### AIM OF THE TASK
Quote all lines below exactly. Images stay out.

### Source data
►
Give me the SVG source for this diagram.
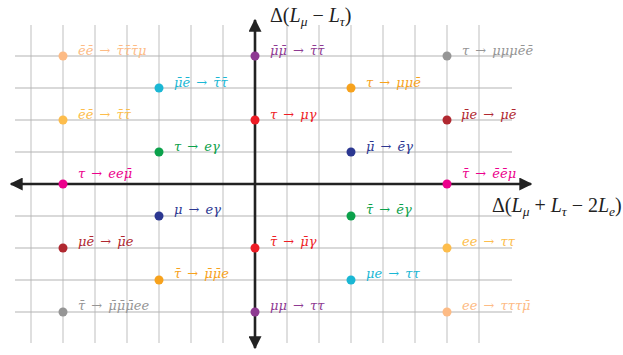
<svg xmlns="http://www.w3.org/2000/svg" width="623" height="355" viewBox="0 0 623 355">
<style>
.vg{stroke:#d2d2d2;stroke-width:1.4;fill:none}
.hg{stroke:#b4b4b4;stroke-width:1.2;fill:none}
.ax{stroke:#222;stroke-width:2.6;fill:none}
.lab{font-family:"DejaVu Serif","Liberation Serif",serif;font-style:italic;font-size:13px;word-spacing:2px}
.axl{font-family:"Liberation Serif","DejaVu Serif",serif;font-size:20px;fill:#222}
.it{font-style:italic}
.sub{font-size:13.5px;font-style:italic}
.peach{fill:#fdbb85}.purple{fill:#8e3a92}.gray{fill:#959595}.cyan{fill:#1ab7d4}
.orange{fill:#f7a21c}.yellow{fill:#fdbd4c}.red{fill:#ee1c25}.dred{fill:#b02830}
.green{fill:#0ba14b}.blue{fill:#2b3791}.mag{fill:#ec008c}
</style>
<defs>
<marker id="ah" viewBox="0 0 10 10" refX="9" refY="5" markerWidth="5" markerHeight="5" markerUnits="strokeWidth" orient="auto">
<path d="M0,0 L10,5 L0,10 Z" fill="#222"/>
</marker>
</defs>
<g id="grid">
<path class="vg" d="M31,25V343M63,25V343M95,25V343M127,25V343M159,25V343M191,25V343M223,25V343M255,25V343M287,25V343M319,25V343M351,25V343M383,25V343M415,25V343M447,25V343M479,25V343"/>
<path class="hg" d="M15,56H512M15,88H512M15,120H512M15,152H512M15,216H512M15,248H512M15,280H512M15,312H512"/>
</g>
<g id="connectors">
<line class="ax" x1="255" y1="184" x2="531" y2="184" marker-end="url(#ah)"/>
<line class="ax" x1="255" y1="184" x2="11" y2="184" marker-end="url(#ah)"/>
<line class="ax" x1="255" y1="184" x2="255" y2="20" marker-end="url(#ah)"/>
<line class="ax" x1="255" y1="184" x2="255" y2="348" marker-end="url(#ah)"/>
</g>
<g id="axis-labels">
<text class="axl" x="270" y="22">Δ(<tspan class="it">L</tspan><tspan class="sub" dy="4">μ</tspan><tspan dy="-4"> − </tspan><tspan class="it">L</tspan><tspan class="sub" dy="4">τ</tspan><tspan dy="-4">)</tspan></text>
<text class="axl" x="492" y="212">Δ(<tspan class="it">L</tspan><tspan class="sub" dy="4">μ</tspan><tspan dy="-4"> + </tspan><tspan class="it">L</tspan><tspan class="sub" dy="4">τ</tspan><tspan dy="-4"> − 2</tspan><tspan class="it">L</tspan><tspan class="sub" dy="4">e</tspan><tspan dy="-4">)</tspan></text>
</g>
<g id="n1"><circle class="peach" cx="63" cy="56" r="4.5"/><text class="lab peach" x="78" y="55">e&#x304;e&#x304; → τ&#x304;τ&#x304;τ&#x304;μ</text></g>
<g id="n2"><circle class="purple" cx="255" cy="56" r="4.5"/><text class="lab purple" x="270" y="55">μ&#x304;μ&#x304; → τ&#x304;τ&#x304;</text></g>
<g id="n3"><circle class="gray" cx="447" cy="56" r="4.5"/><text class="lab gray" x="462" y="55">τ → μμμe&#x304;e&#x304;</text></g>
<g id="n4"><circle class="cyan" cx="159" cy="88" r="4.5"/><text class="lab cyan" x="174" y="87">μ&#x304;e&#x304; → τ&#x304;τ&#x304;</text></g>
<g id="n5"><circle class="orange" cx="351" cy="88" r="4.5"/><text class="lab orange" x="366" y="87">τ → μμe&#x304;</text></g>
<g id="n6"><circle class="yellow" cx="63" cy="120" r="4.5"/><text class="lab yellow" x="78" y="119">e&#x304;e&#x304; → τ&#x304;τ&#x304;</text></g>
<g id="n7"><circle class="red" cx="255" cy="120" r="4.5"/><text class="lab red" x="270" y="119">τ → μγ</text></g>
<g id="n8"><circle class="dred" cx="447" cy="120" r="4.5"/><text class="lab dred" x="461" y="119">μ&#x304;e → μe&#x304;</text></g>
<g id="n9"><circle class="green" cx="159" cy="152" r="4.5"/><text class="lab green" x="174" y="151">τ → eγ</text></g>
<g id="n10"><circle class="blue" cx="351" cy="152" r="4.5"/><text class="lab blue" x="366" y="151">μ&#x304; → e&#x304;γ</text></g>
<g id="n11"><circle class="mag" cx="63" cy="184" r="4.5"/><text class="lab mag" x="78" y="178">τ → eeμ&#x304;</text></g>
<g id="n12"><circle class="mag" cx="447" cy="184" r="4.5"/><text class="lab mag" x="462" y="178">τ&#x304; → e&#x304;e&#x304;μ</text></g>
<g id="n13"><circle class="blue" cx="159" cy="216" r="4.5"/><text class="lab blue" x="174" y="214">μ → eγ</text></g>
<g id="n14"><circle class="green" cx="351" cy="216" r="4.5"/><text class="lab green" x="366" y="214">τ&#x304; → e&#x304;γ</text></g>
<g id="n15"><circle class="dred" cx="63" cy="248" r="4.5"/><text class="lab dred" x="78" y="246">μe&#x304; → μ&#x304;e</text></g>
<g id="n16"><circle class="red" cx="255" cy="248" r="4.5"/><text class="lab red" x="270" y="246">τ&#x304; → μ&#x304;γ</text></g>
<g id="n17"><circle class="yellow" cx="447" cy="248" r="4.5"/><text class="lab yellow" x="462" y="246">ee → ττ</text></g>
<g id="n18"><circle class="orange" cx="159" cy="280" r="4.5"/><text class="lab orange" x="174" y="278">τ&#x304; → μ&#x304;μ&#x304;e</text></g>
<g id="n19"><circle class="cyan" cx="351" cy="280" r="4.5"/><text class="lab cyan" x="366" y="278">μe → ττ</text></g>
<g id="n20"><circle class="gray" cx="63" cy="312" r="4.5"/><text class="lab gray" x="78" y="310">τ&#x304; → μ&#x304;μ&#x304;μ&#x304;ee</text></g>
<g id="n21"><circle class="purple" cx="255" cy="312" r="4.5"/><text class="lab purple" x="270" y="310">μμ → ττ</text></g>
<g id="n22"><circle class="peach" cx="447" cy="312" r="4.5"/><text class="lab peach" x="462" y="310">ee → τττμ&#x304;</text></g>
</svg>
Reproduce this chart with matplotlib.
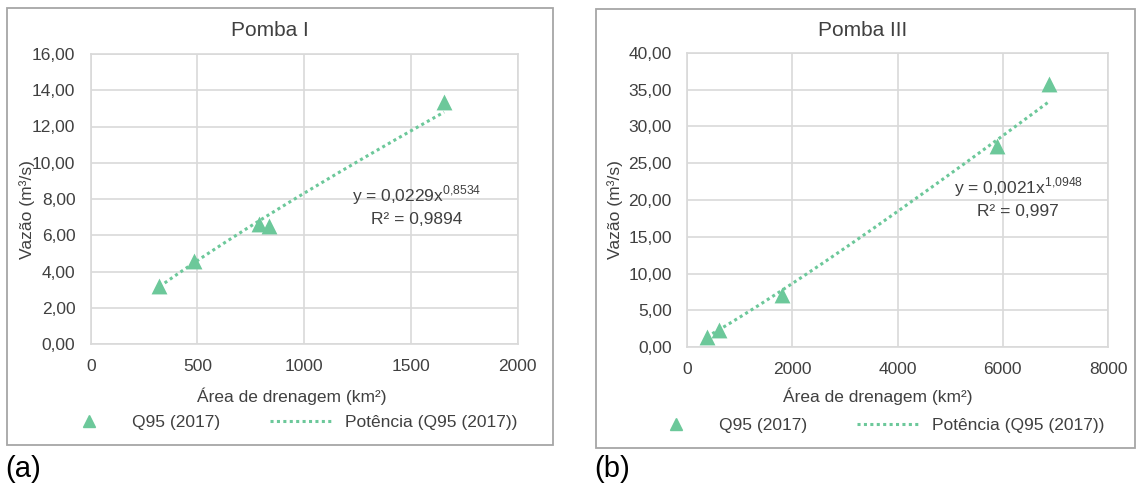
◄
### WRITTEN ANSWER
Give me the SVG source for this diagram.
<svg xmlns="http://www.w3.org/2000/svg" width="623" height="355" viewBox="0 0 623 355">
<style>
.vg{stroke:#d2d2d2;stroke-width:1.4;fill:none}
.hg{stroke:#b4b4b4;stroke-width:1.2;fill:none}
.ax{stroke:#222;stroke-width:2.6;fill:none}
.lab{font-family:"DejaVu Serif","Liberation Serif",serif;font-style:italic;font-size:13px;word-spacing:2px}
.axl{font-family:"Liberation Serif","DejaVu Serif",serif;font-size:20px;fill:#222}
.it{font-style:italic}
.sub{font-size:13.5px;font-style:italic}
.peach{fill:#fdbb85}.purple{fill:#8e3a92}.gray{fill:#959595}.cyan{fill:#1ab7d4}
.orange{fill:#f7a21c}.yellow{fill:#fdbd4c}.red{fill:#ee1c25}.dred{fill:#b02830}
.green{fill:#0ba14b}.blue{fill:#2b3791}.mag{fill:#ec008c}
</style>
<defs>
<marker id="ah" viewBox="0 0 10 10" refX="9" refY="5" markerWidth="5" markerHeight="5" markerUnits="strokeWidth" orient="auto">
<path d="M0,0 L10,5 L0,10 Z" fill="#222"/>
</marker>
</defs>
<g id="grid">
<path class="vg" d="M31,25V343M63,25V343M95,25V343M127,25V343M159,25V343M191,25V343M223,25V343M255,25V343M287,25V343M319,25V343M351,25V343M383,25V343M415,25V343M447,25V343M479,25V343"/>
<path class="hg" d="M15,56H512M15,88H512M15,120H512M15,152H512M15,216H512M15,248H512M15,280H512M15,312H512"/>
</g>
<g id="connectors">
<line class="ax" x1="255" y1="184" x2="531" y2="184" marker-end="url(#ah)"/>
<line class="ax" x1="255" y1="184" x2="11" y2="184" marker-end="url(#ah)"/>
<line class="ax" x1="255" y1="184" x2="255" y2="20" marker-end="url(#ah)"/>
<line class="ax" x1="255" y1="184" x2="255" y2="348" marker-end="url(#ah)"/>
</g>
<g id="axis-labels">
<text class="axl" x="270" y="22">Δ(<tspan class="it">L</tspan><tspan class="sub" dy="4">μ</tspan><tspan dy="-4"> − </tspan><tspan class="it">L</tspan><tspan class="sub" dy="4">τ</tspan><tspan dy="-4">)</tspan></text>
<text class="axl" x="492" y="212">Δ(<tspan class="it">L</tspan><tspan class="sub" dy="4">μ</tspan><tspan dy="-4"> + </tspan><tspan class="it">L</tspan><tspan class="sub" dy="4">τ</tspan><tspan dy="-4"> − 2</tspan><tspan class="it">L</tspan><tspan class="sub" dy="4">e</tspan><tspan dy="-4">)</tspan></text>
</g>
<g id="n1"><circle class="peach" cx="63" cy="56" r="4.5"/><text class="lab peach" x="78" y="55">e&#x304;e&#x304; → τ&#x304;τ&#x304;τ&#x304;μ</text></g>
<g id="n2"><circle class="purple" cx="255" cy="56" r="4.5"/><text class="lab purple" x="270" y="55">μ&#x304;μ&#x304; → τ&#x304;τ&#x304;</text></g>
<g id="n3"><circle class="gray" cx="447" cy="56" r="4.5"/><text class="lab gray" x="462" y="55">τ → μμμe&#x304;e&#x304;</text></g>
<g id="n4"><circle class="cyan" cx="159" cy="88" r="4.5"/><text class="lab cyan" x="174" y="87">μ&#x304;e&#x304; → τ&#x304;τ&#x304;</text></g>
<g id="n5"><circle class="orange" cx="351" cy="88" r="4.5"/><text class="lab orange" x="366" y="87">τ → μμe&#x304;</text></g>
<g id="n6"><circle class="yellow" cx="63" cy="120" r="4.5"/><text class="lab yellow" x="78" y="119">e&#x304;e&#x304; → τ&#x304;τ&#x304;</text></g>
<g id="n7"><circle class="red" cx="255" cy="120" r="4.5"/><text class="lab red" x="270" y="119">τ → μγ</text></g>
<g id="n8"><circle class="dred" cx="447" cy="120" r="4.5"/><text class="lab dred" x="461" y="119">μ&#x304;e → μe&#x304;</text></g>
<g id="n9"><circle class="green" cx="159" cy="152" r="4.5"/><text class="lab green" x="174" y="151">τ → eγ</text></g>
<g id="n10"><circle class="blue" cx="351" cy="152" r="4.5"/><text class="lab blue" x="366" y="151">μ&#x304; → e&#x304;γ</text></g>
<g id="n11"><circle class="mag" cx="63" cy="184" r="4.5"/><text class="lab mag" x="78" y="178">τ → eeμ&#x304;</text></g>
<g id="n12"><circle class="mag" cx="447" cy="184" r="4.5"/><text class="lab mag" x="462" y="178">τ&#x304; → e&#x304;e&#x304;μ</text></g>
<g id="n13"><circle class="blue" cx="159" cy="216" r="4.5"/><text class="lab blue" x="174" y="214">μ → eγ</text></g>
<g id="n14"><circle class="green" cx="351" cy="216" r="4.5"/><text class="lab green" x="366" y="214">τ&#x304; → e&#x304;γ</text></g>
<g id="n15"><circle class="dred" cx="63" cy="248" r="4.5"/><text class="lab dred" x="78" y="246">μe&#x304; → μ&#x304;e</text></g>
<g id="n16"><circle class="red" cx="255" cy="248" r="4.5"/><text class="lab red" x="270" y="246">τ&#x304; → μ&#x304;γ</text></g>
<g id="n17"><circle class="yellow" cx="447" cy="248" r="4.5"/><text class="lab yellow" x="462" y="246">ee → ττ</text></g>
<g id="n18"><circle class="orange" cx="159" cy="280" r="4.5"/><text class="lab orange" x="174" y="278">τ&#x304; → μ&#x304;μ&#x304;e</text></g>
<g id="n19"><circle class="cyan" cx="351" cy="280" r="4.5"/><text class="lab cyan" x="366" y="278">μe → ττ</text></g>
<g id="n20"><circle class="gray" cx="63" cy="312" r="4.5"/><text class="lab gray" x="78" y="310">τ&#x304; → μ&#x304;μ&#x304;μ&#x304;ee</text></g>
<g id="n21"><circle class="purple" cx="255" cy="312" r="4.5"/><text class="lab purple" x="270" y="310">μμ → ττ</text></g>
<g id="n22"><circle class="peach" cx="447" cy="312" r="4.5"/><text class="lab peach" x="462" y="310">ee → τττμ&#x304;</text></g>
</svg>
Reproduce this chart with matplotlib.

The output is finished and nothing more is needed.